Few filmmakers have accomplished what Lucio Fulci has by turning gorefest pulp into a demented form of art. For the uninitiated, it may be impossible to get past the incomprehensible dubbing, inhuman acting, and nonexistent plots in some of Fulci’s films. Once used to these elements, though, one can see the way his films feel like nightmares, a series of impressionistic images that inspire dread. While I won’t claim that Fulci’s films are high art, I can perceive something important going on beneath the smears of gore. He has more on his mind than creative kills.

In two of Fulci’s films, The Beyond and City of the Living Dead, there are direct references to Clark Ashton Smith, the author who helped create the fantasy and science fiction genres. Smith was a friend of H.P. Lovecraft, and created a cosmic mythos of his own, with inventions like Tsathoggua appearing in stories by both authors. Where Lovecraft had his Necronomicon, Smith had the Book of Eibon, a powerful sorcerer’s tome. For any fan of cosmic literature, it comes as a surprise to see this book appear in Fulci’s films—not as a simple prop, but as an instigator of the horrors to come.

Fulci is arguably most famous for Zombi 2, Italy’s unofficial sequel to George A. Romero’s Dawn of the Dead. While it reaches none of the dramatic and political heights of Romero’s film, it is still notable for its dripping atmosphere and absolutely bonkers death scenes. Beyond that, there is little of interest. One finds much more to examine in his later offerings, The Beyond and City of the Living Dead. While the living dead are still important factors, they are summoned by forces beyond our understanding—the forces within the Book of Eibon. None of this is explicitly stated, of course, as nothing is explicit with Fulci aside from the gore.

Yet, the presence of the Book of Eibon transforms Fulci's films. There are plenty of shambling corpses in The Beyond, but before they arrive onscreen, Fulci builds an uncanny and apocalyptic atmosphere of voodoo and the occult. Similarly, in City of the Living Dead, the animated corpses are agents of the end of the world, summoned by a suicidal priest whose death opens a door to hell. Whereas the brain-eaters in Zombi 2 are the entirety of the plot, in Fulci's later works, they are simply visual aids. His “Death Trilogy,” beginning with the aforementioned films and ending with House by the Cemetery, are steeped in cosmic dread.

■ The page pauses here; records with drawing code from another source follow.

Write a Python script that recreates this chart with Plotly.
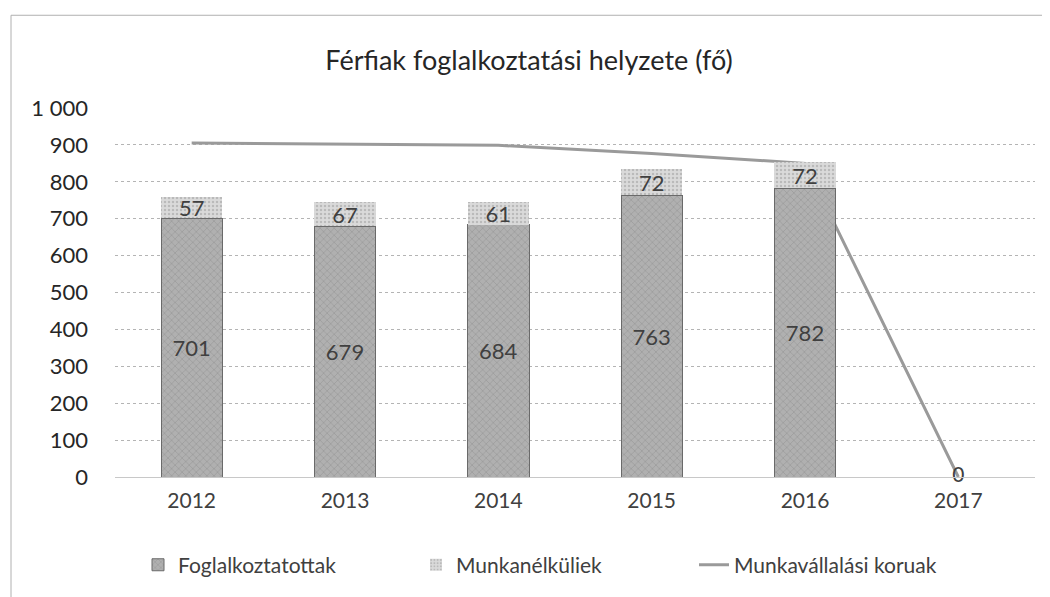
import plotly.graph_objects as go

evek = ["2012", "2013", "2014", "2015", "2016", "2017"]
foglalkoztatottak = [701, 679, 684, 763, 782, None]
munkanelkuliek = [57, 67, 61, 72, 72, None]
munkavallalasi_koruak = [905, 901, 899, 877, 850, 0]

FONT = "Lato, 'Open Sans', sans-serif"
SZURKE = "#404040"

# the page adds an 8px body margin, so the figure is a bit smaller than the window
SZELES = 1042
MAGAS = 589

fig = go.Figure()

# line on the base axes, bars on overlaying axes so they sit on top of the line
fig.add_trace(
    go.Scatter(
        x=evek,
        y=munkavallalasi_koruak,
        mode="lines+text",
        name="Munkavállalási koruak",
        line=dict(color="#9a9a9a", width=3),
        text=["", "", "", "", "", "0"],
        textposition="middle center",
        textfont=dict(size=21, color=SZURKE),
        cliponaxis=False,
        legendrank=3,
    )
)
fig.add_trace(
    go.Bar(
        x=evek,
        y=foglalkoztatottak,
        name="Foglalkoztatottak",
        xaxis="x2",
        yaxis="y2",
        marker=dict(
            color="#b0b0b0",
            line=dict(color="#6a6a6a", width=1),
            pattern=dict(shape="x", fgcolor="#8a8a8a", size=5, solidity=0.3),
        ),
        text=foglalkoztatottak,
        textposition="inside",
        insidetextanchor="middle",
        constraintext="none",
        textfont=dict(size=22, color=SZURKE),
        textangle=0,
        legendrank=1,
    )
)
fig.add_trace(
    go.Bar(
        x=evek,
        y=munkanelkuliek,
        name="Munkanélküliek",
        xaxis="x2",
        yaxis="y2",
        marker=dict(
            color="#dadada",
            line=dict(width=0),
            pattern=dict(shape=".", fgcolor="#9a9a9a", size=4, solidity=0.3),
        ),
        text=munkanelkuliek,
        textposition="inside",
        insidetextanchor="middle",
        constraintext="none",
        textfont=dict(size=22, color=SZURKE),
        textangle=0,
        legendrank=2,
    )
)

fig.update_layout(
    barmode="stack",
    bargap=0.6,
    width=SZELES,
    height=MAGAS,
    margin=dict(l=107, r=15, t=100, b=119),
    paper_bgcolor="#ffffff",
    plot_bgcolor="#ffffff",
    font=dict(family=FONT, color=SZURKE, size=18),
    separators=", ",
    title=dict(
        text="Férfiak foglalkoztatási helyzete (fő)",
        x=0.5,
        xanchor="center",
        y=1 - 53 / MAGAS,
        yanchor="middle",
        font=dict(size=27, color="#262626"),
    ),
    legend=dict(
        orientation="h",
        traceorder="normal",
        entrywidth=233,
        entrywidthmode="pixels",
        x=0.025,
        xanchor="left",
        y=-0.18,
        yanchor="top",
        font=dict(size=21, color=SZURKE),
    ),
    xaxis=dict(
        type="category",
        categoryorder="array",
        categoryarray=evek,
        showgrid=False,
        showline=True,
        linecolor="#c8c8c8",
        ticks="",
        ticklabelstandoff=5,
        tickfont=dict(size=21, color=SZURKE),
    ),
    yaxis=dict(
        range=[0, 1000],
        dtick=100,
        tickformat=",d",
        showgrid=True,
        gridcolor="#b4b4b4",
        griddash="dot",
        gridwidth=1,
        zeroline=False,
        ticks="",
        ticklabelstandoff=26,
        tickfont=dict(size=22, color="#262626"),
    ),
    xaxis2=dict(
        type="category",
        categoryorder="array",
        categoryarray=evek,
        overlaying="x",
        matches="x",
        visible=False,
    ),
    yaxis2=dict(
        range=[0, 1000],
        overlaying="y",
        visible=False,
        showgrid=False,
    ),
    shapes=[
        dict(
            type="rect",
            xref="paper",
            yref="paper",
            x0=-104 / 920,
            x1=1.1,
            y0=-0.5,
            y1=1 + 93 / 370,
            line=dict(color="#b0b0b0", width=1),
            layer="below",
        )
    ],
)

fig.write_html("out.html")
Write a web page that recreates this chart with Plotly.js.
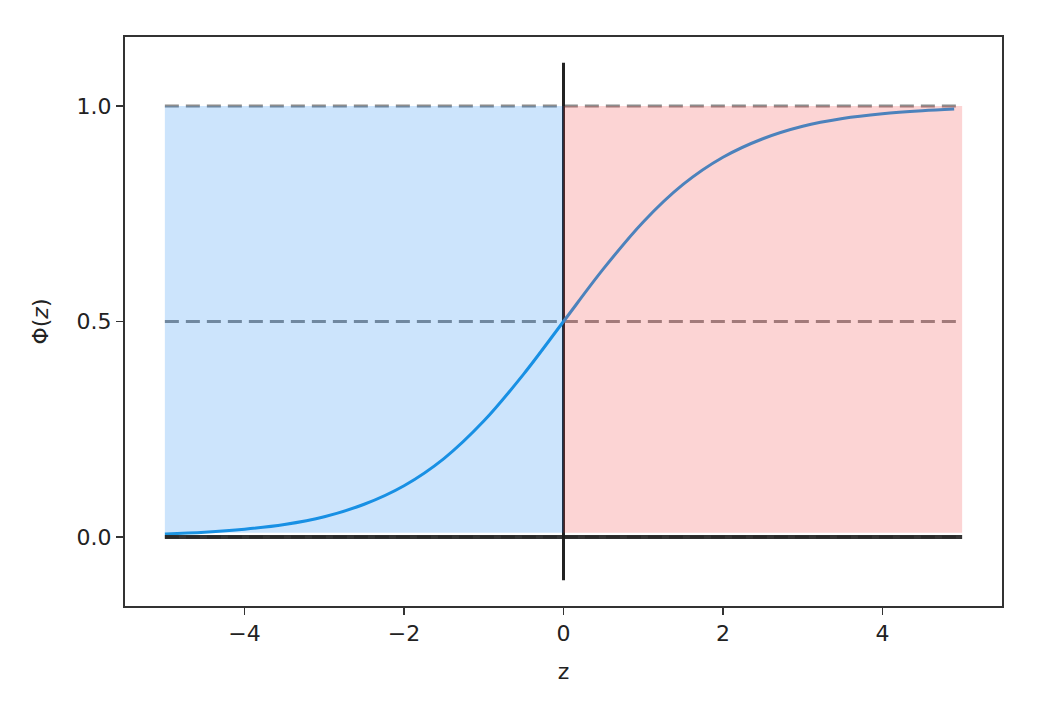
<!DOCTYPE html>
<html>
<head>
<meta charset="utf-8">
<script src="https://cdn.plot.ly/plotly-3.0.1.min.js"></script>
<style>html,body{margin:0;padding:0;background:#fff;}#chart{width:1062px;height:708px;}</style>
</head>
<body>
<div id="chart"></div>
<script>
// Sigmoid curve values
const z   = [-5, -4.5, -4, -3.5, -3, -2.5, -2, -1.5, -1, -0.5, 0, 0.5, 1, 1.5, 2, 2.5, 3, 3.5, 4, 4.5, 4.9];
const phi = [0.007, 0.011, 0.018, 0.029, 0.047, 0.076, 0.119, 0.182, 0.269, 0.378, 0.5, 0.622, 0.731, 0.818, 0.881, 0.924, 0.953, 0.971, 0.982, 0.989, 0.993];

// Horizontal reference levels and their x extent
const hLevels = [0.0, 0.5, 1.0];
const hExtent = [-5, 5];
// Vertical line at z = 0
const vLineX = [0, 0];
const vLineY = [-0.1, 1.1];
// Shaded regions
const blueX = [-5, 0];
const pinkX = [0, 5];
const regionY = [0.01, 1];

const xTicks = [-4, -2, 0, 2, 4];
const yTicks = [0, 0.5, 1.0];

const dashX = [], dashY = [];
hLevels.forEach((h, i) => {
  if (i > 0) { dashX.push(null); dashY.push(null); }
  dashX.push(hExtent[0], hExtent[1]); dashY.push(h, h);
});

function rect(xs, ys) {
  return { x: [xs[0], xs[1], xs[1], xs[0], xs[0]], y: [ys[0], ys[0], ys[1], ys[1], ys[0]] };
}
const bRect = rect(blueX, regionY);
const pRect = rect(pinkX, regionY);

const traces = [
  { x: dashX, y: dashY, mode: 'lines', line: { color: 'rgb(140,140,140)', width: 3, dash: '14px,7px' }, hoverinfo: 'skip' },
  { x: vLineX, y: vLineY, mode: 'lines', line: { color: '#222222', width: 3 }, hoverinfo: 'skip' },
  { x: z, y: phi, mode: 'lines', line: { color: 'rgb(30,150,225)', width: 3, shape: 'spline' } },
  { x: bRect.x, y: bRect.y, mode: 'lines', fill: 'toself', fillcolor: 'rgba(0,120,240,0.2)', line: { width: 0 }, hoverinfo: 'skip' },
  { x: pRect.x, y: pRect.y, mode: 'lines', fill: 'toself', fillcolor: 'rgba(240,60,60,0.22)', line: { width: 0 }, hoverinfo: 'skip' },
  { x: hExtent, y: [0, 0], mode: 'lines', line: { color: 'rgba(30,30,30,0.9)', width: 4 }, hoverinfo: 'skip' }
];

const font = { family: 'DejaVu Sans', size: 22, color: '#222' };
const layout = {
  width: 1062, height: 708,
  margin: { l: 125, r: 60, t: 37, b: 102 },
  paper_bgcolor: '#fff', plot_bgcolor: '#fff',
  showlegend: false,
  font: font,
  xaxis: {
    range: [-5.5, 5.5], tickvals: xTicks,
    showline: true, linecolor: '#333', linewidth: 2, mirror: true,
    ticks: 'outside', ticklen: 7, tickwidth: 1.8, tickcolor: '#333',
    showgrid: false, zeroline: false,
    tickfont: font,
    title: { text: 'z', font: font, standoff: 18 }
  },
  yaxis: {
    range: [-0.16, 1.16], tickvals: yTicks, tickformat: '.1f',
    showline: true, linecolor: '#333', linewidth: 2, mirror: true,
    ticks: 'outside', ticklen: 7, tickwidth: 1.8, tickcolor: '#333',
    showgrid: false, zeroline: false,
    tickfont: font,
    title: { text: 'Φ(<i>z</i>)', font: font, standoff: 22 }
  }
};

Plotly.newPlot('chart', traces, layout, { displayModeBar: false, staticPlot: true });
</script>
</body>
</html>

Even his visuals reflect Smith's work. In Smith’s more horror-centric stories, such as “The Dark Eidolon” or “The Vaults of Yoh-Vombis,” there is a strong presence of the macabre. Mummies, skeletons, and animated corpses play heavily into Smith's imagery. Necromancers and sorcerers find their armies in tombs. While not nearly as graphic or pulpy as Fulci's throat-biters, Smith still finds richness and dread in the images of dead things.

Fulci's living dead resemble embalmed and dusty creatures more than human bodies, which increases the otherworldliness and nightmarish sense that they evoke, because we don't recognize the corpses. This is most evident in House by the Cemetery, a convoluted but creepy film that is possibly about a doctor who keeps himself alive with the body parts of others. The appearance of this doctor is horrifying, mummified, and inhuman. The film’s New England setting, and its tale of mad scientists entombed in a Northeastern mansion, feels close to Smith and Lovecraft.

It is impossible to know whether or not Fulci meant to pay full homage to Smith's work, or if he just used the Book of Eibon to form a semblance of a plot. Regardless, it is fascinating to watch these pseudo-adaptations. Authors like Lovecraft and Smith—along with Arthur Machen, Algernon Blackwood, and other cosmic authors—rarely reach the big screen. When they do, the most successful attempts focus on mimicking mood and imagery rather than plot.

Some may disagree, but I believe Fulci achieved this. He captured the pulp in these authors' stories and brought it to the screen, rendering splattery nightmares that inspire nebulous dread along with disgust. While the films themselves are far from literary, they find their roots somewhere deep, and perhaps that is why they still haunt horror fans today.